The Vernier fan (technically call the cart fan) has 4 force settings and 4 time interval settings. According to the documentation, these times are for 1 second, 3 seconds, 6 seconds and 60 seconds. Is it possible to use the 3 second time interval and the 6 second time interval to get the two carts with different masses to go the same distance? Yes, that’s where the cheat comes into play.

Suppose I have a cart with an acceleration a1 running for a time interval Δt1. I can use the kinematic equations to get the distance traveled.

We can simplify this since v0 = 0 (starts from rest). Also if we assume the fan exerts a force F and that’s the only force on the cart then the acceleration is a = F/m. If we repeat this for cart 2 and set the distances equal, we get this:

Some stuff cancels and we can set Δt2 = 2Δt1 (twice the time interval).

So there. If I double the time interval and use FOUR times the mass, the two carts should travel the same distance with the same force. I already told you I was going to cheat, so don’t complain. Check it out (oh, I had to pile a bunch of extra masses on cart B to get it to the right mass. Here ar my two carts.

Here is the motion of the two carts (yes, I switched directions).

But did it actually work? Let’s switch over to the data from the sensor carts and check. Here’s a plot of the velocity as a function of time — from this I can get both the acceleration and the final velocities.

With four times the mass and the same force, the green car (B) should have 1/4th the acceleration. I mean, it’s close with a ratio of 0.217 so I guess that’s good enough. The final velocity for the low mass car (A) is 0.649 m/s and cart B is at 0.273 m/s. Using a mass of 0.5 kg and 2 kg, I get the following calculations.

- PA = 0.3245 kg*m/s, PB = 0.546kg*m/s. Again, cart B SHOULD have a greater change in momentum since the fan was on for twice as long. In fact, the momentum should be twice as much — it’s in that ballpark.
- KA = 0.105J, KB = 0.075 J — the kinetic should be the same, this is at least sort of close.

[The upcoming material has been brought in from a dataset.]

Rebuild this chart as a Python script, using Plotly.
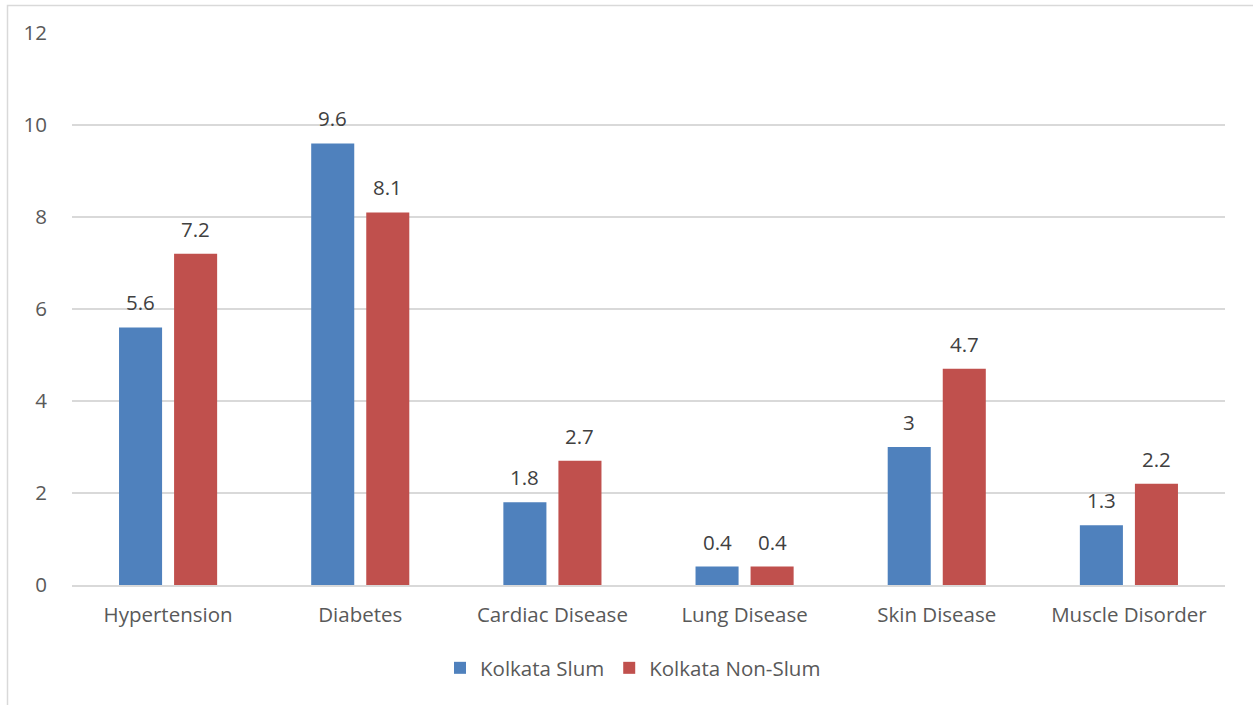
import plotly.graph_objects as go

categories = ["Hypertension", "Diabetes", "Cardiac Disease", "Lung Disease", "Skin Disease", "Muscle Disorder"]
slum = [5.6, 9.6, 1.8, 0.4, 3, 1.3]
non_slum = [7.2, 8.1, 2.7, 0.4, 4.7, 2.2]
series_names = ["Kolkata Slum", "Kolkata Non-Slum"]
y_ticks = [0, 2, 4, 6, 8, 10, 12]

FONT = "Open Sans"
FS = 20.5
W, H = 1253, 705
L, R, T, B = 72, 28, 33, 120
pw, ph = W - L - R, H - T - B

def px_x(x):
    return (x - L) / pw

def px_y(y):
    return (H - B - y) / ph

fig = go.Figure()
annotations = []
for (name, vals, col), dx in zip([(series_names[0], slum, "#4F81BD"), (series_names[1], non_slum, "#C0504D")], [-27.5, 27.5]):
    fig.add_trace(go.Bar(
        x=categories, y=vals, name=name,
        marker=dict(color=col, line=dict(width=0)),
    ))
    for c, v in zip(categories, vals):
        annotations.append(dict(x=c, y=v, xref="x", yref="y", text=f"{v:g}", showarrow=False,
                                xshift=dx, yshift=25, yanchor="middle", xanchor="center",
                                font=dict(family=FONT, size=FS, color="#404040")))

fig.update_layout(
    width=W, height=H,
    margin=dict(l=L, r=R, t=T, b=B),
    paper_bgcolor="white", plot_bgcolor="white",
    barmode="group", bargap=0.427, bargroupgap=0.218,
    font=dict(family=FONT, size=FS, color="#595959"),
    annotations=annotations,
    legend=dict(orientation="h", x=px_x(633), xanchor="center", y=px_y(668), yanchor="middle",
                font=dict(family=FONT, size=FS, color="#595959"), itemwidth=30, tracegroupgap=0),
    shapes=[dict(type="rect", xref="paper", yref="paper",
                 x0=px_x(7.5), x1=px_x(1270), y0=px_y(720), y1=px_y(5.5),
                 line=dict(color="#D9D9D9", width=1.5), fillcolor="rgba(0,0,0,0)", layer="below")],
)
fig.update_xaxes(showgrid=False, showline=True, linecolor="#D9D9D9", linewidth=1.5,
                 ticks="", ticklabelstandoff=11, tickfont=dict(family=FONT, size=FS, color="#595959"))
fig.update_yaxes(range=[0, 12], tickvals=y_ticks, showgrid=True, gridcolor="#D9D9D9", gridwidth=1.5,
                 zeroline=False, showline=False, ticks="", ticklabelstandoff=24,
                 tickfont=dict(family=FONT, size=FS, color="#595959"))

fig.write_html("out.html")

That’s it — well, except to really figure out these fans. Here are my questions:

- What about the frictional forces? Since this depends on the mass of the cart, the more massive cart would have a bigger (proportionally) reduction in the net force.
- What about the force settings? When the fan is on “2 lights” is that twice the force of “1 light”?
- How much variation in force is there between fans? The Vernier documents say there’s also a variation in fan force with respect to battery life — I should check that out.